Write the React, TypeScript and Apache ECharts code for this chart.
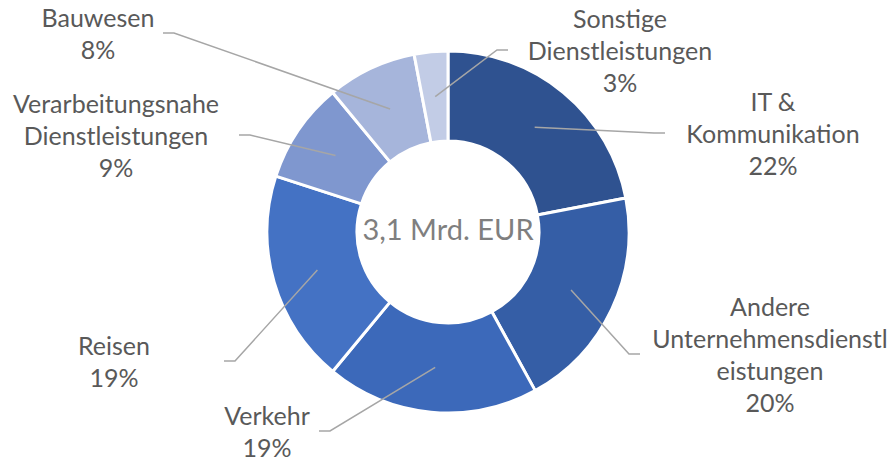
import React, { useEffect, useRef } from "react";
import * as echarts from "echarts";

const categories = [
  "IT &\nKommunikation",
  "Andere\nUnternehmensdienstl\neistungen",
  "Verkehr",
  "Reisen",
  "Verarbeitungsnahe\nDienstleistungen",
  "Bauwesen",
  "Sonstige\nDienstleistungen",
];
const values = [22, 20, 19, 19, 9, 8, 3];
const percentLabels = ["22%", "20%", "19%", "19%", "9%", "8%", "3%"];
const colors = ["#2F5290", "#355EA6", "#3C69BA", "#4472C4", "#7F97CF", "#A6B5DB", "#C2CCE6"];
const totalLabel = "3,1 Mrd. EUR";

// layout (not data)
const CX = 448;
const CY = 232;
const R0 = 91;
const R = 181;
const LINE_R = 136;
const labelPos = [
  { x: 773, y: 133, lineX: 665 },
  { x: 770, y: 354, lineX: 640 },
  { x: 267, y: 431, lineX: 319 },
  { x: 114, y: 361, lineX: 224 },
  { x: 116, y: 135, lineX: 239 },
  { x: 98, y: 33, lineX: 163 },
  { x: 620, y: 50, lineX: 508 },
];
const FONT = "Lato, 'Open Sans', sans-serif";

export default function App() {
  const ref = useRef<HTMLDivElement>(null);
  useEffect(() => {
    document.body.style.margin = "0";
    const chart = echarts.init(ref.current!, null, { renderer: "svg" });
    const total = values.reduce((a, b) => a + b, 0);
    const data = categories.map((c, i) => ({
      name: c,
      value: values[i],
      itemStyle: { color: colors[i] },
    }));
    const option: any = {
      animation: false,
      backgroundColor: "#ffffff",
      graphic: [
        {
          type: "text",
          x: CX,
          y: CY - 4,
          z: 10,
          style: {
            text: totalLabel,
            fill: "#7F7F7F",
            font: `29px ${FONT}`,
            align: "center",
            verticalAlign: "middle",
          },
        },
      ],
      series: [
        {
          type: "pie",
          z: 2,
          center: [CX, CY],
          radius: [R0, R],
          startAngle: 90,
          clockwise: true,
          silent: true,
          data,
          itemStyle: { borderColor: "#ffffff", borderWidth: 3 },
          label: { show: false },
          labelLine: { show: false },
        },
        {
          type: "pie",
          z: 3,
          center: [CX, CY],
          radius: [0, LINE_R],
          startAngle: 90,
          clockwise: true,
          silent: true,
          avoidLabelOverlap: false,
          data: categories.map((c, i) => ({
            name: c,
            value: values[i],
            itemStyle: { color: "rgba(0,0,0,0)" },
            label: { formatter: c + "\n" + percentLabels[i] },
          })),
          itemStyle: { borderWidth: 0 },
          label: {
            show: true,
            position: "outer",
            alignTo: "none",
            color: "#595959",
            fontFamily: FONT,
            fontSize: 25,
            lineHeight: 32,
            align: "center",
          },
          labelLine: {
            show: true,
            length: 20,
            length2: 10,
            lineStyle: { color: "#A6A6A6", width: 1.5 },
          },
          labelLayout: (params: any) => {
            const i = params.dataIndex;
            const L = labelPos[i];
            let sx: number, sy: number;
            const p0 = params.labelLinePoints && params.labelLinePoints[0];
            if (p0) {
              sx = p0[0];
              sy = p0[1];
            } else {
              let cum = 0;
              for (let k = 0; k < i; k++) cum += values[k];
              const a = ((cum + values[i] / 2) / total) * Math.PI * 2;
              sx = CX + Math.sin(a) * LINE_R;
              sy = CY - Math.cos(a) * LINE_R;
            }
            const elbowX = L.lineX < CX ? L.lineX + 11 : L.lineX - 11;
            return {
              x: L.x,
              y: L.y,
              align: "center",
              verticalAlign: "middle",
              labelLinePoints: [
                [sx, sy],
                [elbowX, L.y],
                [L.lineX, L.y],
              ],
            };
          },
        },
      ],
    };
    chart.setOption(option);
    return () => chart.dispose();
  }, []);
  return <div ref={ref} style={{ width: 889, height: 464 }} />;
}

AIM OF THE EXERCISE:
Pictures are excluded: retype only the lines from the beginning of the listing above through the line with "import * as", both included.

COMPLETE OUTPUT:
Write the React, TypeScript and Apache ECharts code for this chart.
import React, { useEffect, useRef } from "react";
import * as echarts from "echarts";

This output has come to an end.